AS: Ein sehr schönes Zitat! Der „Sommernachtstraum“ ist einfach ein absolut stimmenlastiges Stück. Die Partitur zeichnet sich oft dadurch aus, dass wir Strecken haben, in denen immer viel Stimme zum Einsatz kommt mit lediglich „ein bisschen“ Orchester herum. Im Unterschied zu vielem anderen, was im 20. Jahrhundert geschrieben wurde, wo man oft ein großes Orchester hatte und „ein bisschen“ Stimme dazu. Denken wir an Richard Strauss‘ „Elektra“: Eine 60-zeilige Partitur mit wahnsinnig viel musikalischer Information und oft nur einer einzigen Singstimme, die einen halben Satz verteilt über viele Takte singen muss.

Beim „Sommernachtstraum“, glaube ich, knüpft Britten mit seiner Art des Ensemblesingens an die großen Shakespearevertonungen des 19. Jahrhunderts an.

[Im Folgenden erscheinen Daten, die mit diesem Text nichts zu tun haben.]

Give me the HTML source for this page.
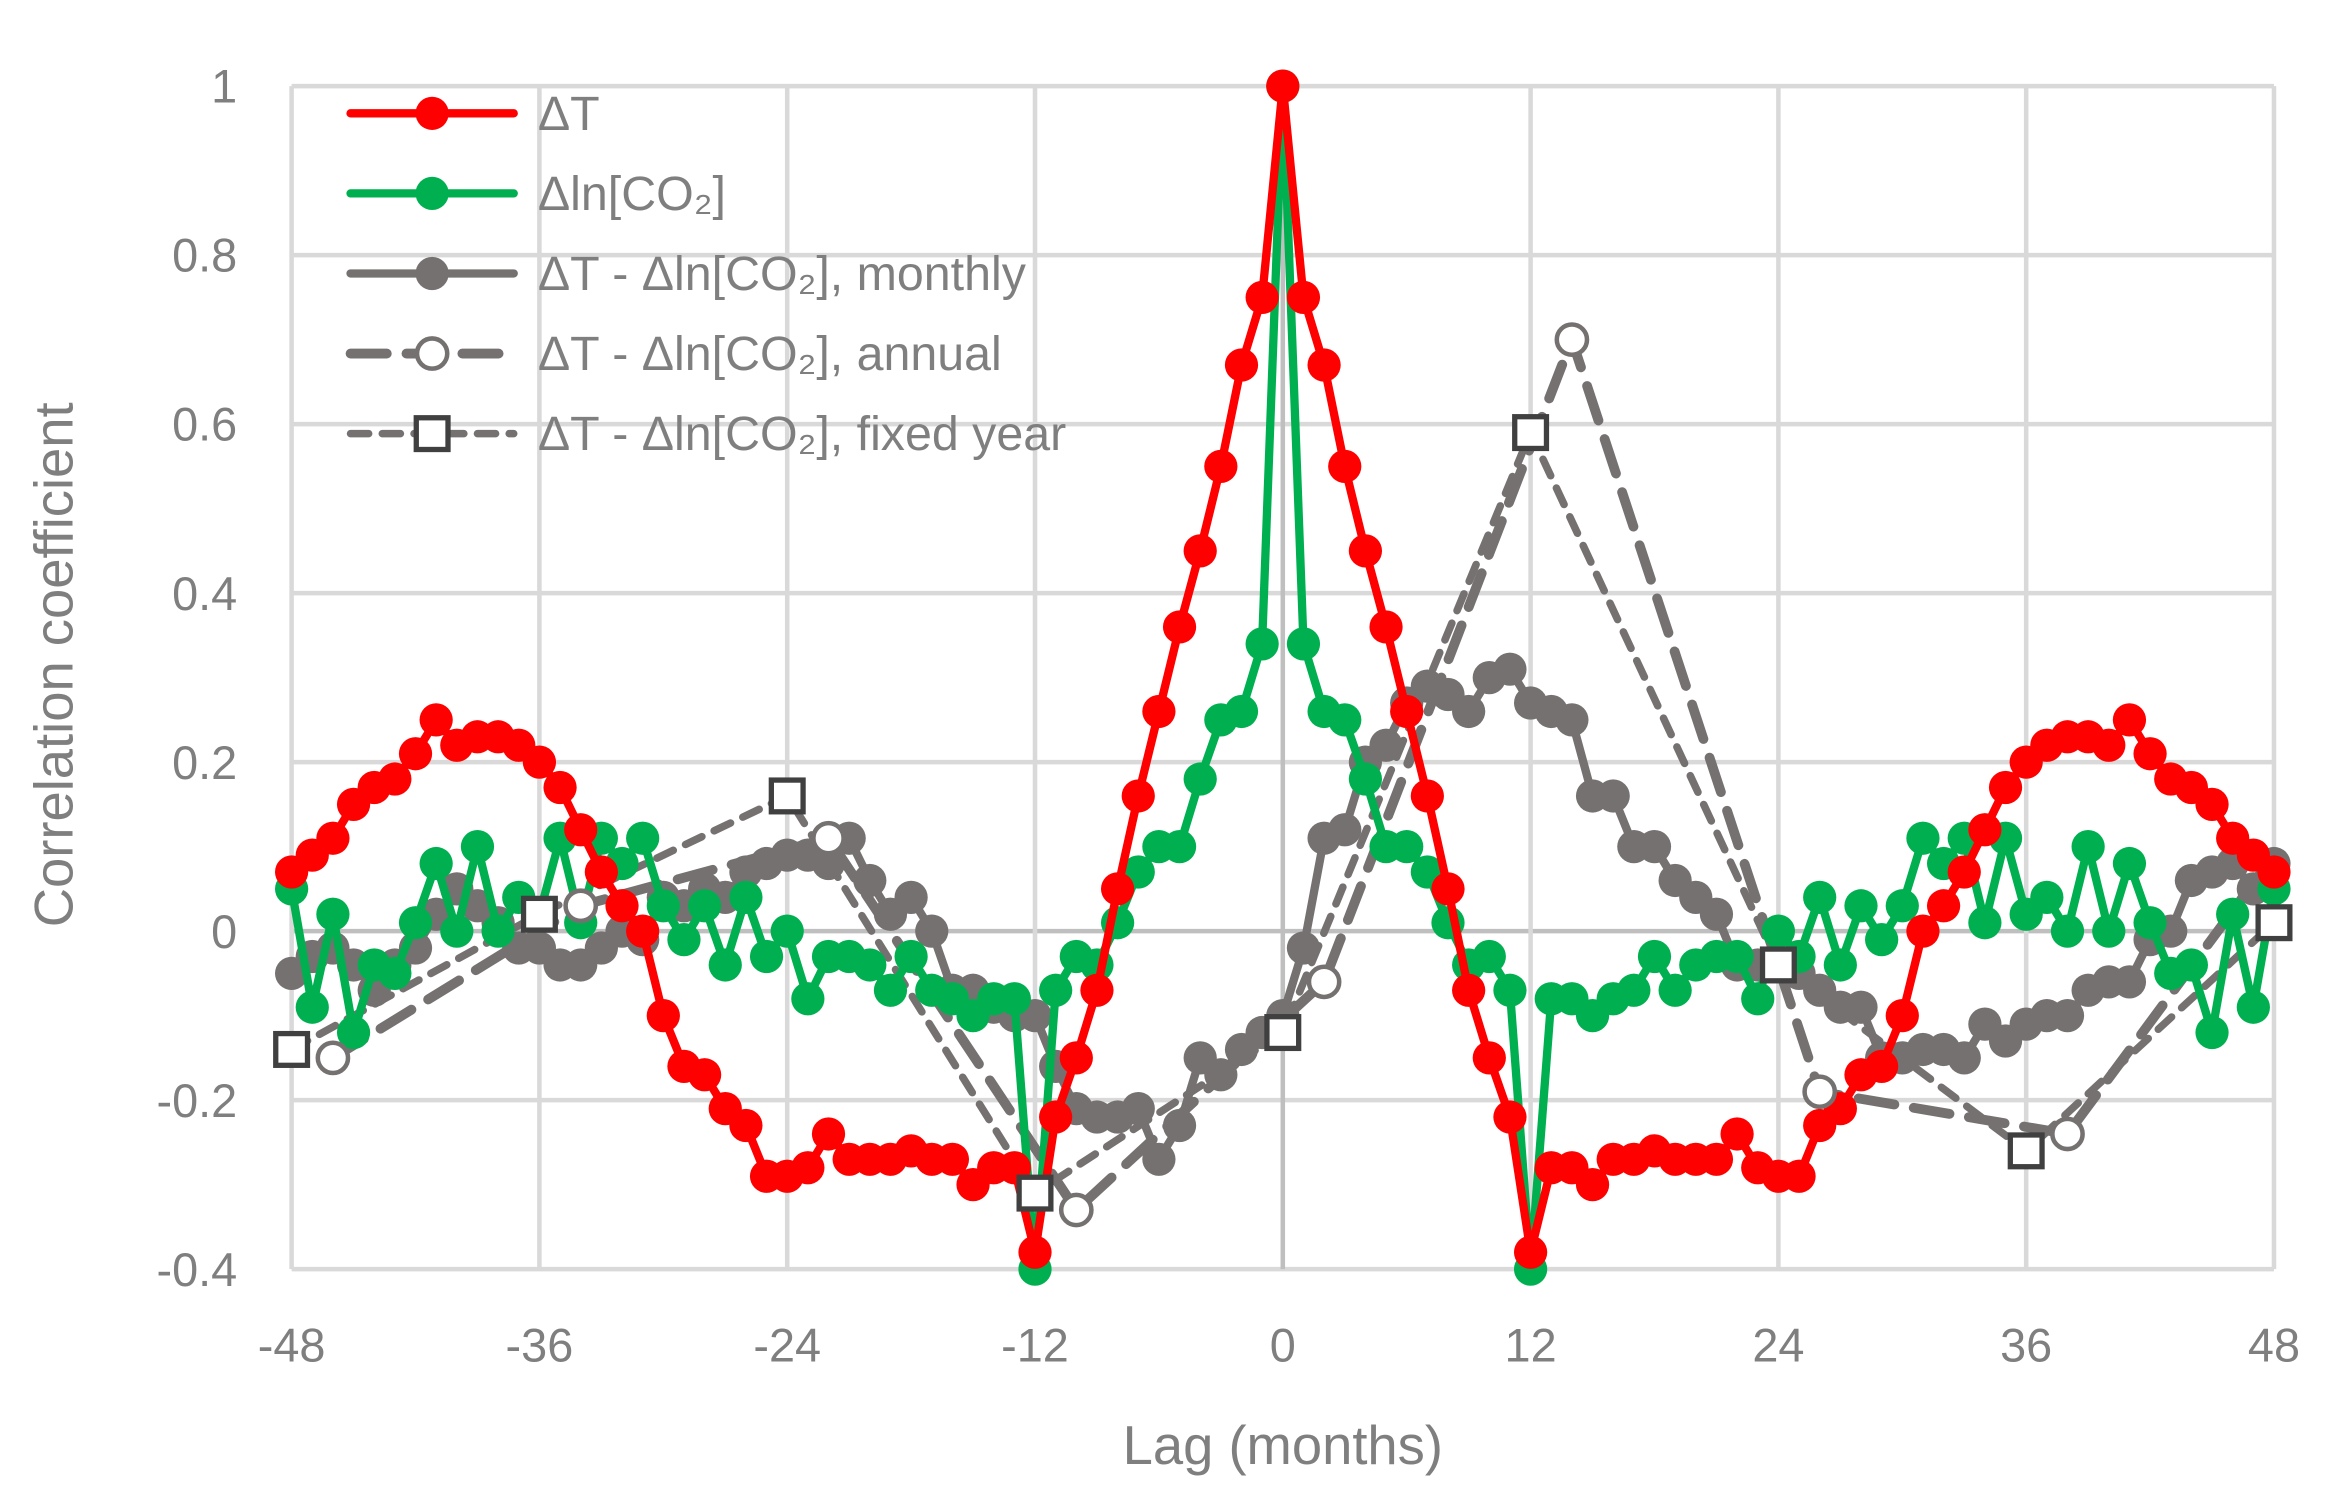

Und um nochmal auf Verdi zu kommen: Dessen „Falstaff“ mit seinen enorm komplexen (und schnellen!) Ensembles, der als Gipfel des Ensemble-Singens gilt, ist sicher ein Anknüpfungspunkt für Britten gewesen.

Wir haben hier schon eine spezielle Qualität, die eben auch einen Komponisten voraussetzt, der eine enorme Kenntnis von den Möglichkeiten der menschlichen Stimme hat und der auch vor dem Hintergrund der zeitgenössischen Musik genau weiß, was die menschliche Stimme vermag und was eben nicht. Die Partien sind auf der einen Seite äußerst anspruchsvoll, andererseits sehr gut singbar.